The most common way to represent hexadecimal (or any other base > 10) numbers is to use the first letters of alphabet for the extra digits. However, this doesn’t work well for my brain that insists that since A is the first letter, B is the second letter… then A = 10 + 1, B = 10 + 2… so I keep having to remember to shift this by one, and judging by the responses to my toot about it, it seems that I’m not alone.
I don’t think that I’ve made any useless invention that people would randomly find and say “oh, hey, what a nice unrealistic idea”. It’s time to make one!
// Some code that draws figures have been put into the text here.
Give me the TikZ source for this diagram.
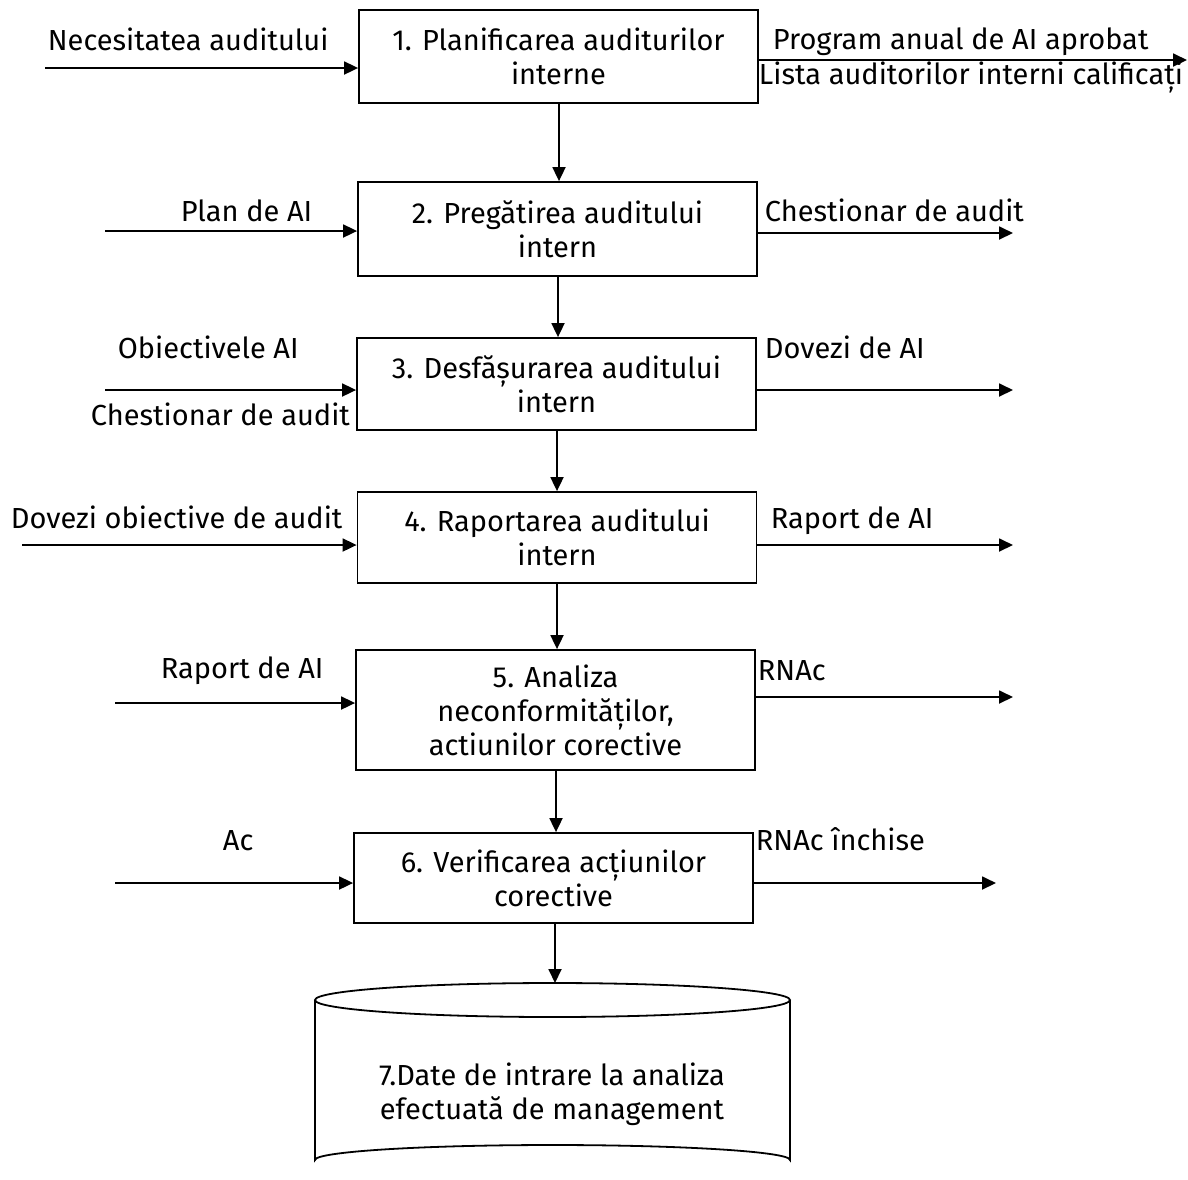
\documentclass[tikz,border=0pt]{standalone}
\usepackage{fontspec}
\setmainfont{Fira Sans}
\usetikzlibrary{arrows.meta}
\begin{document}
\begin{tikzpicture}[x=1pt,y=-1pt,
  font=\fontsize{29}{34}\selectfont,
  line width=1.8pt,
  proc/.style={draw, rectangle, minimum width=399pt, align=center, inner sep=0pt},
  lbl/.style={anchor=base west, inner sep=0pt},
  flow/.style={-{Triangle[length=14pt,width=13pt]}}
]
\useasboundingbox (0,0) rectangle (1188,1179);

% process steps
\node[proc, minimum height=93pt] (p1) at (558.5,56.5) {1. Planificarea auditurilor\\interne};
\node[proc, minimum height=94pt] (p2) at (557.5,229) {2. Pregătirea auditului\\intern};
\node[proc, minimum height=92pt] (p3) at (556.5,384) {3. Desfășurarea auditului\\intern};
\node[proc, minimum height=91pt] (p4) at (557,537.5) {4. Raportarea auditului\\intern};
\node[proc, minimum height=120pt] (p5) at (555.5,710) {5. Analiza\\neconformităților,\\actiunilor corective};
\node[proc, minimum height=90pt] (p6) at (553.5,878) {6. Verificarea acțiunilor\\corective};

% database cylinder
\draw (315,1000) arc[start angle=180, end angle=360, x radius=237.5, y radius=17]
      arc[start angle=0, end angle=180, x radius=237.5, y radius=17] -- cycle;
\draw (315,1000) -- (315,1160)
      arc[start angle=180, end angle=360, x radius=237.5, y radius=15] -- (790,1000);
\coordinate (dbtop) at (555,983);
\node[align=center, inner sep=0pt] (db) at (552,1094) {7.Date de intrare la analiza\\efectuată de management};

% main flow
\draw[flow] (p1.south -| 559,0) -- (p2.north -| 559,0);
\draw[flow] (p2.south -| 558,0) -- (p3.north -| 558,0);
\draw[flow] (p3.south -| 557,0) -- (p4.north -| 557,0);
\draw[flow] (p4.south -| 557,0) -- (p5.north -| 557,0);
\draw[flow] (p5.south -| 556,0) -- (p6.north -| 556,0);
\draw[flow] (p6.south -| 555,0) -- (dbtop);

% inputs
\coordinate (i1) at (45,68);
\coordinate (i2) at (105,231);
\coordinate (i3) at (105,390);
\coordinate (i4) at (22,545);
\coordinate (i5) at (115,703);
\coordinate (i6) at (115,883);
\draw[flow] (i1) -- (i1 -| p1.west);
\draw[flow] (i2) -- (i2 -| p2.west);
\draw[flow] (i3) -- (i3 -| p3.west);
\draw[flow] (i4) -- (i4 -| p4.west);
\draw[flow] (i5) -- (i5 -| p5.west);
\draw[flow] (i6) -- (i6 -| p6.west);

% outputs
\coordinate (o1) at (1187,60);
\coordinate (o2) at (1013,233);
\coordinate (o3) at (1013,390);
\coordinate (o4) at (1013,545);
\coordinate (o5) at (1013,697);
\coordinate (o6) at (996,883);
\draw[flow] (o1 -| p1.east) -- (o1);
\draw[flow] (o2 -| p2.east) -- (o2);
\draw[flow] (o3 -| p3.east) -- (o3);
\draw[flow] (o4 -| p4.east) -- (o4);
\draw[flow] (o5 -| p5.east) -- (o5);
\draw[flow] (o6 -| p6.east) -- (o6);

% input labels
\node[lbl] (l1) at (47,50) {Necesitatea auditului};
\node[lbl] (l2) at (180,221) {Plan de AI};
\node[lbl] (l3a) at (117,358) {Obiectivele AI};
\node[lbl] (l3b) at (90,425) {Chestionar de audit};
\node[lbl] (l4) at (10,528) {Dovezi obiective de audit};
\node[lbl] (l5) at (160,678) {Raport de AI};
\node[lbl] (l6) at (222,850) {Ac};

% output labels
\node[lbl] (r1a) at (772,49) {Program anual de AI aprobat};
\node[lbl] (r1b) at (758,84) {Lista auditorilor interni calificați};
\node[lbl] (r2) at (764,221) {Chestionar de audit};
\node[lbl] (r3) at (764,358) {Dovezi de AI};
\node[lbl] (r4) at (770,528) {Raport de AI};
\node[lbl] (r5) at (757,680) {RNAc};
\node[lbl] (r6) at (755,850) {RNAc închise};
\end{tikzpicture}
\end{document}
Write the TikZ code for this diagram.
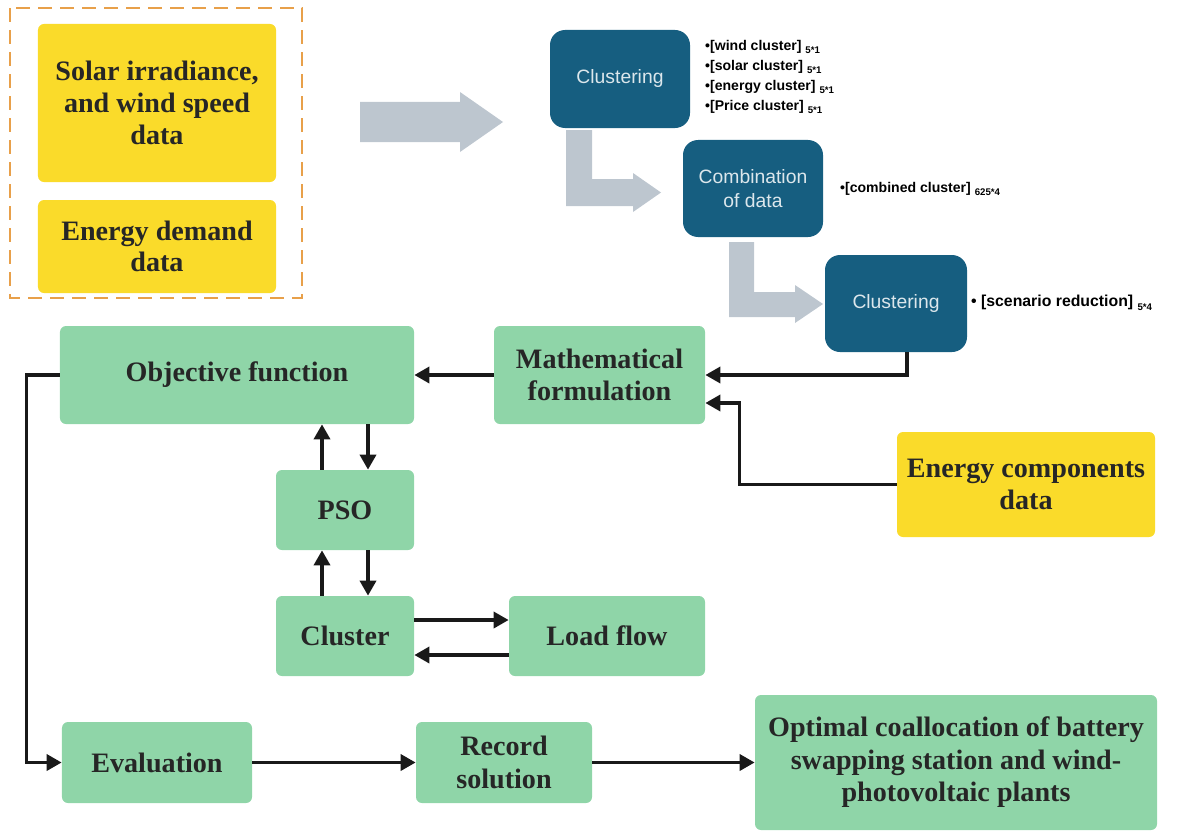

I present to you: the X-alpha hexadecimal notation!
Let’s start with the digits of the traditional hex notation:
0 1 2 3 4 5 6 7 8 9 A B C D E F
The Hindu-Arabic numerals are fine. The letters have the “shift” effect, so let’s move them to the places that work better for my decimal brain:
0 1 2 3 4 5 6 7 8 9 … A B C D E
However, this creates a gap: what to use for 10? I’ve been thinking about it and realized that we have a well-known symbol for 10 already! The sequence becomes:
0 1 2 3 4 5 6 7 8 9 Ⅹ A B C D E
However, this system has a significant flaw: it’s easy to confuse a number with the ABCDEF notation. So let’s replace the Latin letters with, say, Greek letters — and I just happen to remember the first five! Let’s use lowercase forms though since they’re more easily distinguished from the Latin alphabet.
0 1 2 3 4 5 6 7 8 9 Ⅹ α β γ δ ε
Tadaam! Finally, a quick way to convert between the standard and X-alpha representation in Python:
"0x3f7a5d".translate(str.maketrans("abcdef", "Ⅹαβγδε"))
…and the other way around:
"3ε56Ⅹγ".translate(str.maketrans("Ⅹαβγδε", "abcdef"))
Enjoy!
Hmm.
Is 0X11 the sixteen-bit number 2577 or seventeen in hex ?
Yeah, this ambiguity is a known problem, although using “0x” makes little sense if you’re using non-standard symbol set anyway.